As for the invalidity findings in the UK, most of these are based on a lack of inventive step (i.e. obviousness), and are not at all applicable in Australia.

For Apple’s standard patents in Australia, an inventive step requirement exists, but it is not the same as under the UK (i.e. European) law.  This is not mere speculation or opinion: it is a matter on which there is High Court authority in Australia.  In Aktiebolaget Hassle v Alphapharm Pty Ltd [2002] HCA 59 the majority discussed in some detail (at [42]-[49]) the ‘divergence between Australian and United Kingdom law’ in relation to inventive step.  Choice excerpts include:

46. The divergence in the case law … has since been widened by changes in statute law. It is unnecessary to consider further the changes in Australia brought about by the 1990 Act. They were discussed to some extent in [Firebelt Pty Ltd v Brambles Australia Ltd [2002] HCA 21]. In the United Kingdom, the 1977 UK Act caused, as Professor Cornish has put it, the “largest culture shock” received by the British patent system in its history.

48. The result [of the enactment of the 1977 UK Patents Act] has been to mandate what was foreseen as the “Europeanisation” of British law. This may bring a requirement, in broad terms, of a sufficiency or level of invention to support a patent grant, something more than the “scintilla” spoken of in this Court and earlier British authorities. The distinction may be reflected in the posing by Hoffmann LJ of the issue whether the patent in suit “discloses something sufficiently inventive to deserve the grant of a monopoly”. This raises the barrier for patentees…

In other words, it is much harder to invalidate a patent for lack of inventive step in Australia than in the UK.

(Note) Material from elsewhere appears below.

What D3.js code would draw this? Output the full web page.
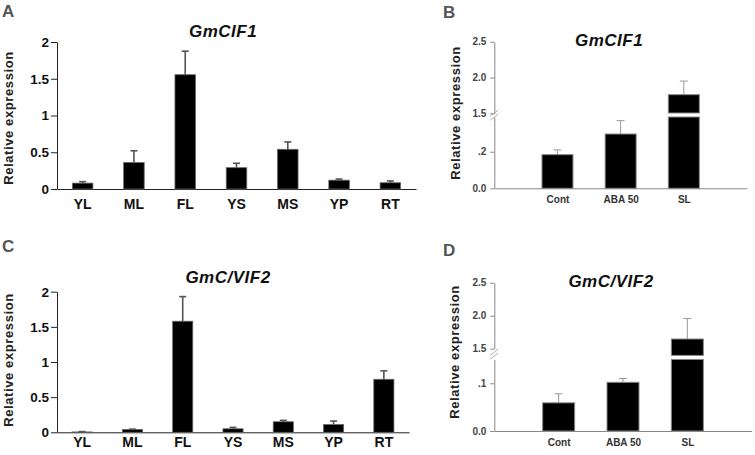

In any event, many of the patents being asserted by Apple are innovation patents, for which the even less stringent test of ‘innovative step’ applies.  As the Federal Court stated in Delnorth Pty Ltd v Dura-Post (Aust) Pty Ltd [2008] FCA 1225 at paragraph [53] (upheld on appeal to the Full Court):

Obviousness does not come into the issue. The idea behind [innovative step] seems to be that a claim which avoids a finding of no novelty because of an integer which makes no substantial contribution to the working of the claimed invention should not receive protection but that, where the point of differentiation does contribute to the working of the invention, then it is entitled to protection, whether or not (even if), it is obvious. Indeed, the proper consideration of s 7(4) is liable to be impeded by traditional thinking about obviousness.

If any of the ‘touch event model’ innovation patents have been asserted by Apple in Australia, then this reasoning would also apply.

Finally, findings of invalidity under the European ‘computer programs’ exception will not apply in Australia, where there is no corresponding provision in the patent law.


No doubt the matter is far from over in the UK, since it seems almost certain that Apple will appeal the High Court’s ruling, and that HTC will then counter-appeal.

By the time Justice Bennett is ready to rule in the Australian trial between Apple and Samsung, there may well be a further decision from a higher court in the UK.

Regardless of this, however, the provisions of the UK law applied by the High Court in the HTC case, particularly in relation to validity, are simply not relevant in Australia, a fact which has been made abundantly clear by this country’s highest court in a precedent which the Federal Court is obliged to follow.

While the UK decision is a blow to Apple and a nice win for HTC (at least for now), it should not bring Samsung any comfort in its Australia litigation.